DATASET ROWS>
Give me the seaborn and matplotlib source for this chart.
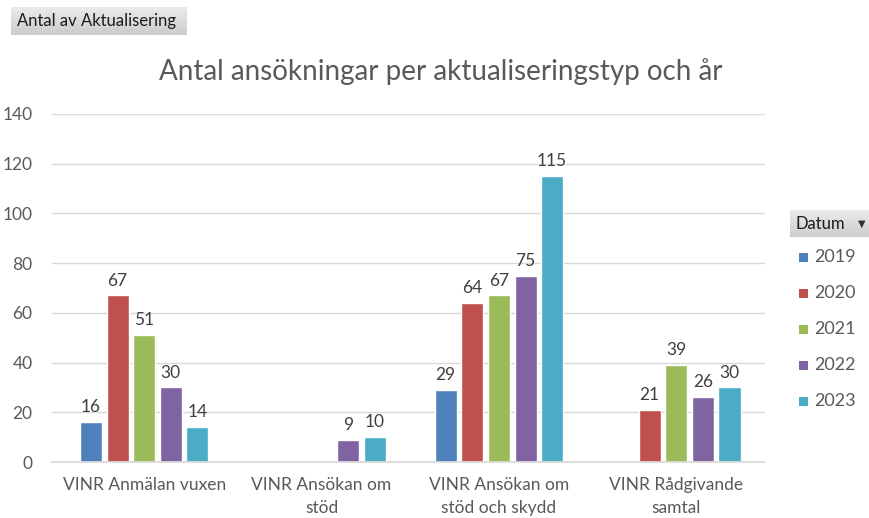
import numpy as np
import pandas as pd
import matplotlib
matplotlib.use("Agg")
import matplotlib.pyplot as plt
from matplotlib.patches import Rectangle
import seaborn as sns

categories = ["VINR Anmälan vuxen", "VINR Ansökan om\nstöd",
              "VINR Ansökan om\nstöd och skydd", "VINR Rådgivande\nsamtal"]
years = ["2019", "2020", "2021", "2022", "2023"]
v2019 = [16, None, 29, None]
v2020 = [67, None, 64, 21]
v2021 = [51, None, 67, 39]
v2022 = [30, 9, 75, 26]
v2023 = [14, 10, 115, 30]
y_ticks = [0, 20, 40, 60, 80, 100, 120, 140]
palette = ["#4F81BD", "#C0504D", "#9BBB59", "#8064A2", "#4BACC6"]

rows = []
for yr, vals in zip(years, [v2019, v2020, v2021, v2022, v2023]):
    for cat, v in zip(categories, vals):
        if v is not None:
            rows.append({"Kategori": cat, "Datum": yr, "Antal": v})
df = pd.DataFrame(rows)

sns.set_theme(style="white")
plt.rcParams["font.family"] = ["Lato", "DejaVu Sans"]

fig = plt.figure(figsize=(8.7, 5.18), dpi=100)
ax = fig.add_axes([0.0598, 0.108, 0.8195, 0.672])

sns.barplot(data=df, x="Kategori", y="Antal", hue="Datum", order=categories,
            hue_order=years, palette=palette, width=0.75, gap=0.17,
            saturation=1, errorbar=None, ax=ax, legend=False)

for cont in ax.containers:
    ax.bar_label(cont, fmt="%d", padding=5, fontsize=12.5, color="#404040")

ax.set_ylim(0, 140)
ax.set_yticks(y_ticks)
ax.set_xlim(-0.52, 3.5)
ax.set_xlabel("")
ax.set_ylabel("")
ax.grid(axis="y", color="#D9D9D9", linewidth=1)
ax.set_axisbelow(True)
for s in ["top", "right", "left"]:
    ax.spines[s].set_visible(False)
ax.spines["bottom"].set_color("#D9D9D9")
ax.tick_params(axis="both", length=0, labelsize=12.5, labelcolor="#595959")
ax.tick_params(axis="y", pad=14)
ax.tick_params(axis="x", pad=11)
ax.set_xticks(range(len(categories)))
ax.set_xticklabels(categories, linespacing=1.5)

fig.text(0.507, 0.862, "Antal ansökningar per aktualiseringstyp och år",
         ha="center", va="center", fontsize=20, color="#595959")


def gradient_button(x0, y0, w, h):
    bax = fig.add_axes([x0, y0, w, h])
    grad = np.linspace(0.92, 0.80, 64).reshape(-1, 1)
    bax.imshow(np.dstack([grad, grad, grad]), aspect="auto",
               extent=[0, 1, 0, 1], origin="upper")
    bax.set_axis_off()
    return bax


gradient_button(11 / 870, 1 - 35 / 518, 176 / 870, 28 / 518)
fig.text(17 / 870, 1 - 21 / 518, "Antal av Aktualisering", ha="left",
         va="center", fontsize=12, color="#1a1a1a")

gradient_button(790 / 870, 1 - 237 / 518, 80 / 870, 27 / 518)
fig.text(796 / 870, 1 - 224 / 518, "Datum", ha="left", va="center",
         fontsize=12, color="#1a1a1a")
fig.text(862 / 870, 1 - 224 / 518, "\u25BC", ha="center", va="center",
         fontsize=7, color="#333333", family=["DejaVu Sans"])

for i, (yr, col) in enumerate(zip(years, palette)):
    yc = 1 - (257 + i * 36) / 518
    fig.patches.append(Rectangle((799 / 870, yc - 4.5 / 518), 9 / 870, 9 / 518,
                                 transform=fig.transFigure, facecolor=col,
                                 edgecolor="none"))
    fig.text(814 / 870, yc, yr, ha="left", va="center", fontsize=13,
             color="#595959")

fig.savefig("out.png", dpi=100)
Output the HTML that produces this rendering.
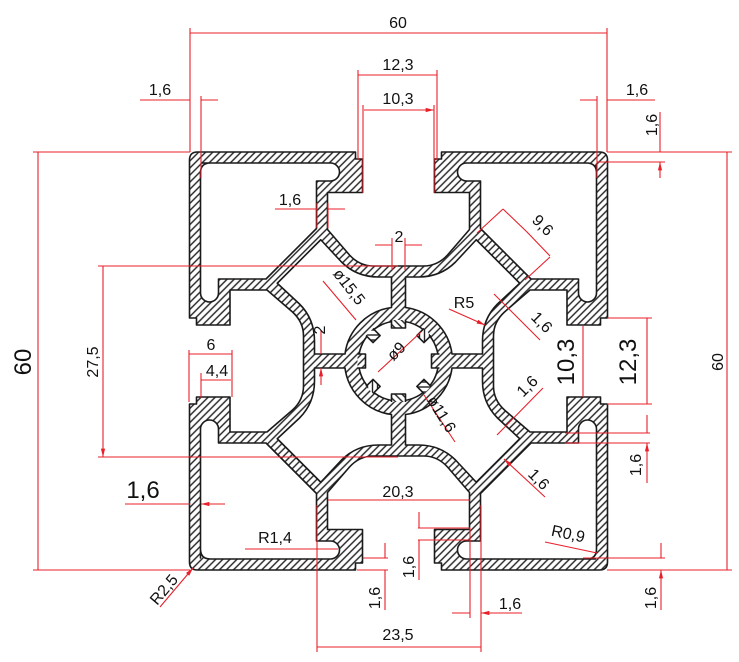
<!DOCTYPE html>
<html><head><meta charset="utf-8"><style>
html,body{margin:0;padding:0;background:#fff;}
svg{display:block;}
text{font-family:"Liberation Sans",sans-serif;fill:#111;}
</style></head><body>
<svg width="739" height="662" viewBox="0 0 739 662" xmlns="http://www.w3.org/2000/svg">
<defs>
<pattern id="h" width="5" height="5" patternUnits="userSpaceOnUse" patternTransform="rotate(45)">
<rect width="5" height="5" fill="#fff"/>
<line x1="1" y1="0" x2="1" y2="5" stroke="#222" stroke-width="1.4"/>
</pattern>
<marker id="a" viewBox="0 -3 10 6" refX="10" refY="0" markerWidth="9" markerHeight="5" markerUnits="userSpaceOnUse" orient="auto-start-reverse">
<path d="M0,-2.5 L10,0 L0,2.5 z" fill="#e8202a"/>
</marker>
<path id="cc" d="M-197,-198 L-68,-198 A9 9 0 0 1 -68,-180 L-82,-180 L-82,-132.5 L-132.5,-82 L-180,-82 L-180,-68 A9 9 0 0 1 -198,-68 L-198,-188 Q-198,-198 -188,-198 Z"/>
<path id="ic" d="M-7,-84 L-20,-84 Q-42,-84 -57,-99 L-77.75,-121.25 L-121.25,-77.75 L-99,-57 Q-84,-42 -84,-20 L-84,-7 L-53.5,-7 A54 54 0 0 1 -7,-53.5 Z"/>
<path id="tw" d="M41,-5 L31,-5 L31,5 L41,5"/>
<path id="tn" d="M41,-7 L33,-7 L33,7 L41,7"/>
</defs>

<g transform="translate(398.5,361)" stroke="#1a1a1a" stroke-width="1.6" stroke-linejoin="round">
<path fill="url(#h)" d="M0,-95 L-25,-95 Q-39,-95 -49,-106 L-71,-131.5 L-71,-168.5 L-36,-168.5 L-36,-202 L-43,-202 L-43,-209 L-201,-209 Q-209,-209 -209,-201 L-209,-43 L-202,-43 L-202,-36 L-168.5,-36 L-168.5,-71 L-131.5,-71 L-106,-49 Q-95,-39 -95,-25 L-95,0
L-95,25 Q-95,39 -106,49 L-131.5,71 L-168.5,71 L-168.5,36 L-202,36 L-202,43 L-209,43 L-209,201 Q-209,209 -201,209 L-43,209 L-43,202 L-36,202 L-36,168.5 L-71,168.5 L-71,131.5 L-49,106 Q-39,95 -25,95 L0,95
L25,95 Q39,95 49,106 L71,131.5 L71,168.5 L36,168.5 L36,202 L43,202 L43,209 L201,209 Q209,209 209,201 L209,43 L202,43 L202,36 L168.5,36 L168.5,71 L131.5,71 L106,49 Q95,39 95,25 L95,0
L95,-25 Q95,-39 106,-49 L131.5,-71 L168.5,-71 L168.5,-36 L202,-36 L202,-43 L209,-43 L209,-201 Q209,-209 201,-209 L43,-209 L43,-202 L36,-202 L36,-168.5 L71,-168.5 L71,-131.5 L49,-106 Q39,-95 25,-95 Z"/>
<g fill="#fff">
<use href="#cc"/><use href="#cc" transform="rotate(90)"/><use href="#cc" transform="rotate(180)"/><use href="#cc" transform="rotate(270)"/>
<use href="#ic"/><use href="#ic" transform="rotate(90)"/><use href="#ic" transform="rotate(180)"/><use href="#ic" transform="rotate(270)"/>
<circle r="40"/>
</g>
<g fill="url(#h)">
<use href="#tn"/><use href="#tn" transform="rotate(90)"/><use href="#tn" transform="rotate(180)"/><use href="#tn" transform="rotate(270)"/>
<use href="#tw" transform="rotate(45)"/><use href="#tw" transform="rotate(135)"/><use href="#tw" transform="rotate(225)"/><use href="#tw" transform="rotate(315)"/>
</g>
</g>

<g stroke="#e8202a" stroke-width="1.1" fill="none">
<!-- extension lines -->
<path d="M190,28V152 M607,28V152 M358,70V160 M437,70V160 M363,105V193 M434,105V193 M201,96V178 M597,96V178
M607,152H732 M597,162H665 M607,570H732 M33,152H190 M33,570H190 M98,266H398 M98,457H398
M189,350V402 M201,373V398 M232,350V397 M392,238V270 M405,238V270 M317,203V228 M328,203V228
M477,233L503,209 M525,280L550,257 M607,318H652 M607,404H652 M565,433H650 M565,443H650
M317,505V652 M481,505V652 M418,528H470 M418,540H470 M363,558H388 M357,570H388 M470,528V618 M481,540V618 M583,558H665"/>
</g>
<g stroke="#e8202a" stroke-width="1.1" fill="none" marker-end="url(#a)">
<path d="M398,33H190 M398,33H607 M398,75H358 M398,75H437 M398,110H364 M398,110H434"/>
<path d="M140,100H190 M218,100H201 M655,100H607 M580,100H597 M660,112V152 M660,178V162"/>
<path d="M727,362V152 M727,362V570 M38,362V152 M38,362V570 M103,362V266 M103,362V457"/>
<path d="M211,354H189 M211,354H232 M216,380H201 M216,380H231 M125,504H190 M225,504H201"/>
<path d="M375,245H392 M422,245H405 M275,209H317 M345,209H328 M321,330V354 M321,385V368"/>
<path d="M323,281L356,320 M378,372L421,332 M455,442L424,395 M449,309L485,325"/>
<path d="M527,232L503,209 M527,232L550,256 M540,340L494,294 M497,435L543,388 M545,497L504,459"/>
<path d="M583,362V326 M583,362V397 M647,362V318 M647,362V404 M647,415V433 M647,483V443"/>
<path d="M398,500H328 M398,500H470 M398,647H317 M398,647H481 M452,613H470 M522,613H481"/>
<path d="M419,512V528 M419,580V540 M385,543V558 M385,610V570 M661,543V558 M661,610V570"/>
<path d="M245,549H338 M545,542L597,553 M160,607L193,568"/>
</g>

<g font-size="16" text-anchor="middle">
<text x="398" y="28">60</text>
<text x="398" y="70">12,3</text>
<text x="398" y="104">10,3</text>
<text x="160" y="95">1,6</text>
<text x="637" y="95">1,6</text>
<text transform="translate(657,125) rotate(-90)">1,6</text>
<text transform="translate(723,362) rotate(-90)">60</text>
<text transform="translate(31,362) rotate(-90)" font-size="24">60</text>
<text transform="translate(98,362) rotate(-90)">27,5</text>
<text x="211" y="350">6</text>
<text x="217" y="376">4,4</text>
<text x="143" y="498" font-size="24">1,6</text>
<text x="399" y="242">2</text>
<text x="290" y="205">1,6</text>
<text transform="translate(345,290) rotate(52)">ø15,5</text>
<text transform="translate(325,330) rotate(-90)">2</text>
<text transform="translate(400,355) rotate(-45)">ø9</text>
<text transform="translate(437,417) rotate(58)">ø11,6</text>
<text x="464" y="308">R5</text>
<text transform="translate(539,229) rotate(45)">9,6</text>
<text transform="translate(538,326) rotate(45)">1,6</text>
<text transform="translate(531,390) rotate(-45)">1,6</text>
<text transform="translate(535,483) rotate(45)">1,6</text>
<text transform="translate(574,362) rotate(-90)" font-size="24">10,3</text>
<text transform="translate(636,362) rotate(-90)" font-size="24">12,3</text>
<text transform="translate(641,465) rotate(-90)">1,6</text>
<text x="398" y="497">20,3</text>
<text x="398" y="640">23,5</text>
<text x="510" y="609">1,6</text>
<text transform="translate(414,567) rotate(-90)">1,6</text>
<text transform="translate(380,598) rotate(-90)">1,6</text>
<text transform="translate(656,598) rotate(-90)">1,6</text>
<text x="275" y="543">R1,4</text>
<text transform="translate(567,539) rotate(12)">R0,9</text>
<text transform="translate(168,593) rotate(-50)">R2,5</text>
</g>
</svg>
</body></html>
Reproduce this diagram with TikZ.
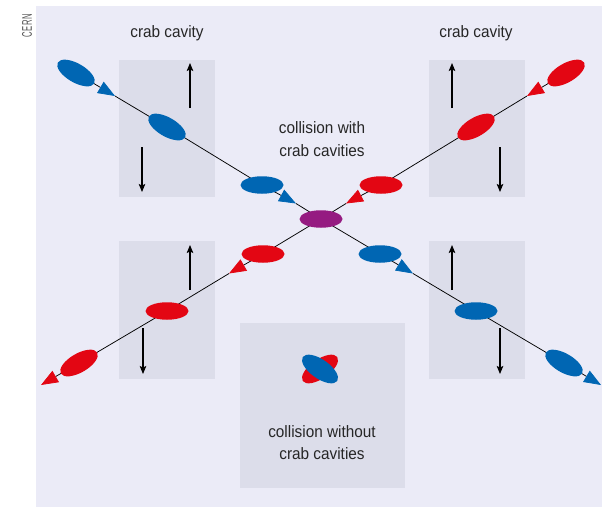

TO BE DONE> Go from the first line of the data above to the line containing "import seaborn as sns" and retype exactly those lines, both included, but none of the pictures.

REPLY>
Give me the seaborn and matplotlib source for this chart.
import numpy as np
import pandas as pd
import matplotlib
matplotlib.use("Agg")
import matplotlib.pyplot as plt
from matplotlib.patches import Rectangle
import seaborn as sns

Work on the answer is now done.